● BRIEF
Set the listing down again exactly, please, apart from its pictures.

● PROVIDED DATA

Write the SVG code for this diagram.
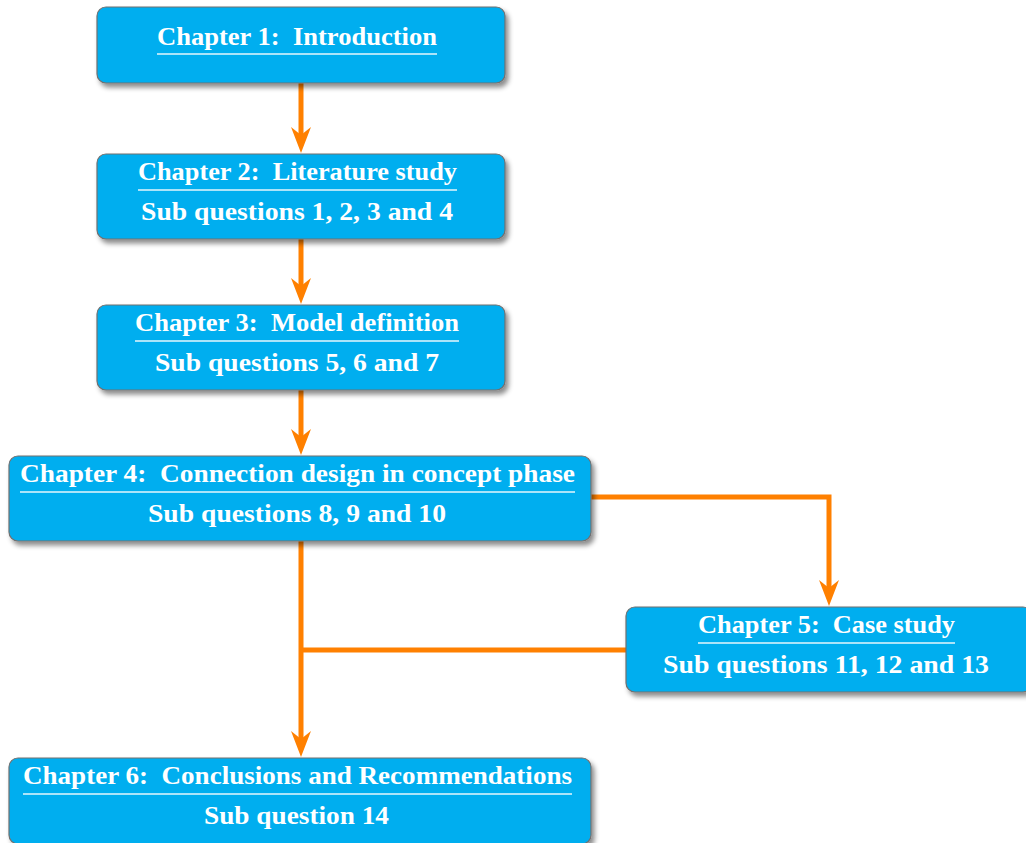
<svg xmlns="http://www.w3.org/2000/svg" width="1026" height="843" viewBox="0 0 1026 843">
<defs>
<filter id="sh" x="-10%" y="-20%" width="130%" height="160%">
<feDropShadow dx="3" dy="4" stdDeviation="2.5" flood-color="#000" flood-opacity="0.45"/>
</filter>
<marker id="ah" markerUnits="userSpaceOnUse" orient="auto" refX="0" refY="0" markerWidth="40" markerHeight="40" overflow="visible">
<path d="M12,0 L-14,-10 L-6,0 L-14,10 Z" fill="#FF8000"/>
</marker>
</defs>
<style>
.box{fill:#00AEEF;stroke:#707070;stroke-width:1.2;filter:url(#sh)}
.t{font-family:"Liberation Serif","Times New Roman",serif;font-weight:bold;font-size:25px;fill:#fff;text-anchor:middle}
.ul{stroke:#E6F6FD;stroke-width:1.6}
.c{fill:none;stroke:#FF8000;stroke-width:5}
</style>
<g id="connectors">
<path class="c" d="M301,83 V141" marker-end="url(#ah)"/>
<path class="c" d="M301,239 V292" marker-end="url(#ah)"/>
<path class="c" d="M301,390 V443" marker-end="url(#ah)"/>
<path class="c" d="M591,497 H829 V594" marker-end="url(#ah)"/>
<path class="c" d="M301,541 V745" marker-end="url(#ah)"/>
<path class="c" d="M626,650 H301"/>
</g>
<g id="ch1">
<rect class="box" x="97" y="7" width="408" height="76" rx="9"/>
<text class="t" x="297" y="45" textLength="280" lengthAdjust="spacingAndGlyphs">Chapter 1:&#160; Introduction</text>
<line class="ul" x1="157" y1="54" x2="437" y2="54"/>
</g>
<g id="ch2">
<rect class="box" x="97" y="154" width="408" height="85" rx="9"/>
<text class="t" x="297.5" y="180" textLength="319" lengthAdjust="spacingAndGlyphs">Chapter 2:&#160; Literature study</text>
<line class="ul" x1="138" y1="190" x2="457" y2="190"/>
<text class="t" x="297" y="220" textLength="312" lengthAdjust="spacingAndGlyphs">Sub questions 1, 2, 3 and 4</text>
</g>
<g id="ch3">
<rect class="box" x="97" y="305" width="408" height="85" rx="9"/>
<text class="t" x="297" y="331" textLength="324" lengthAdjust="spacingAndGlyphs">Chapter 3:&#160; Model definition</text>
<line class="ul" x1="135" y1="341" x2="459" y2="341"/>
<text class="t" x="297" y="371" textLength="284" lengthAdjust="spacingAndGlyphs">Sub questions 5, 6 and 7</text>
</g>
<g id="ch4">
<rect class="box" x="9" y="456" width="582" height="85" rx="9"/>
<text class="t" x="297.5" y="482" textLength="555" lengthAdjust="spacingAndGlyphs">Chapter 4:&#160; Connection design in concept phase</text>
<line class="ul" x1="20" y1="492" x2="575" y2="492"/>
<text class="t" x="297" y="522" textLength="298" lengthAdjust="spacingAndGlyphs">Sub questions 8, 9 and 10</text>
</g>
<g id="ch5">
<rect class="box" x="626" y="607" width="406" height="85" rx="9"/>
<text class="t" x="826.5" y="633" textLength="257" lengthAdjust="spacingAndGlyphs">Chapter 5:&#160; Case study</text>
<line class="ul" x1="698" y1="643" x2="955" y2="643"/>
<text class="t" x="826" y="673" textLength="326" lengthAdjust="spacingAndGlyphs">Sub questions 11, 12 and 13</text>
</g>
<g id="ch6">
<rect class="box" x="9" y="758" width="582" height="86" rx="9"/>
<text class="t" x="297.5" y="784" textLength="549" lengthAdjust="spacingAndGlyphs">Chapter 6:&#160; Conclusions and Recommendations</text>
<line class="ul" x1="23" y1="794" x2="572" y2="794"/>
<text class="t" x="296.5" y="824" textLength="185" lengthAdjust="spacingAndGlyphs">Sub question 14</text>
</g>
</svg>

● THE REPLY
Write the SVG code for this diagram.
<svg xmlns="http://www.w3.org/2000/svg" width="1026" height="843" viewBox="0 0 1026 843">
<defs>
<filter id="sh" x="-10%" y="-20%" width="130%" height="160%">
<feDropShadow dx="3" dy="4" stdDeviation="2.5" flood-color="#000" flood-opacity="0.45"/>
</filter>
<marker id="ah" markerUnits="userSpaceOnUse" orient="auto" refX="0" refY="0" markerWidth="40" markerHeight="40" overflow="visible">
<path d="M12,0 L-14,-10 L-6,0 L-14,10 Z" fill="#FF8000"/>
</marker>
</defs>
<style>
.box{fill:#00AEEF;stroke:#707070;stroke-width:1.2;filter:url(#sh)}
.t{font-family:"Liberation Serif","Times New Roman",serif;font-weight:bold;font-size:25px;fill:#fff;text-anchor:middle}
.ul{stroke:#E6F6FD;stroke-width:1.6}
.c{fill:none;stroke:#FF8000;stroke-width:5}
</style>
<g id="connectors">
<path class="c" d="M301,83 V141" marker-end="url(#ah)"/>
<path class="c" d="M301,239 V292" marker-end="url(#ah)"/>
<path class="c" d="M301,390 V443" marker-end="url(#ah)"/>
<path class="c" d="M591,497 H829 V594" marker-end="url(#ah)"/>
<path class="c" d="M301,541 V745" marker-end="url(#ah)"/>
<path class="c" d="M626,650 H301"/>
</g>
<g id="ch1">
<rect class="box" x="97" y="7" width="408" height="76" rx="9"/>
<text class="t" x="297" y="45" textLength="280" lengthAdjust="spacingAndGlyphs">Chapter 1:&#160; Introduction</text>
<line class="ul" x1="157" y1="54" x2="437" y2="54"/>
</g>
<g id="ch2">
<rect class="box" x="97" y="154" width="408" height="85" rx="9"/>
<text class="t" x="297.5" y="180" textLength="319" lengthAdjust="spacingAndGlyphs">Chapter 2:&#160; Literature study</text>
<line class="ul" x1="138" y1="190" x2="457" y2="190"/>
<text class="t" x="297" y="220" textLength="312" lengthAdjust="spacingAndGlyphs">Sub questions 1, 2, 3 and 4</text>
</g>
<g id="ch3">
<rect class="box" x="97" y="305" width="408" height="85" rx="9"/>
<text class="t" x="297" y="331" textLength="324" lengthAdjust="spacingAndGlyphs">Chapter 3:&#160; Model definition</text>
<line class="ul" x1="135" y1="341" x2="459" y2="341"/>
<text class="t" x="297" y="371" textLength="284" lengthAdjust="spacingAndGlyphs">Sub questions 5, 6 and 7</text>
</g>
<g id="ch4">
<rect class="box" x="9" y="456" width="582" height="85" rx="9"/>
<text class="t" x="297.5" y="482" textLength="555" lengthAdjust="spacingAndGlyphs">Chapter 4:&#160; Connection design in concept phase</text>
<line class="ul" x1="20" y1="492" x2="575" y2="492"/>
<text class="t" x="297" y="522" textLength="298" lengthAdjust="spacingAndGlyphs">Sub questions 8, 9 and 10</text>
</g>
<g id="ch5">
<rect class="box" x="626" y="607" width="406" height="85" rx="9"/>
<text class="t" x="826.5" y="633" textLength="257" lengthAdjust="spacingAndGlyphs">Chapter 5:&#160; Case study</text>
<line class="ul" x1="698" y1="643" x2="955" y2="643"/>
<text class="t" x="826" y="673" textLength="326" lengthAdjust="spacingAndGlyphs">Sub questions 11, 12 and 13</text>
</g>
<g id="ch6">
<rect class="box" x="9" y="758" width="582" height="86" rx="9"/>
<text class="t" x="297.5" y="784" textLength="549" lengthAdjust="spacingAndGlyphs">Chapter 6:&#160; Conclusions and Recommendations</text>
<line class="ul" x1="23" y1="794" x2="572" y2="794"/>
<text class="t" x="296.5" y="824" textLength="185" lengthAdjust="spacingAndGlyphs">Sub question 14</text>
</g>
</svg>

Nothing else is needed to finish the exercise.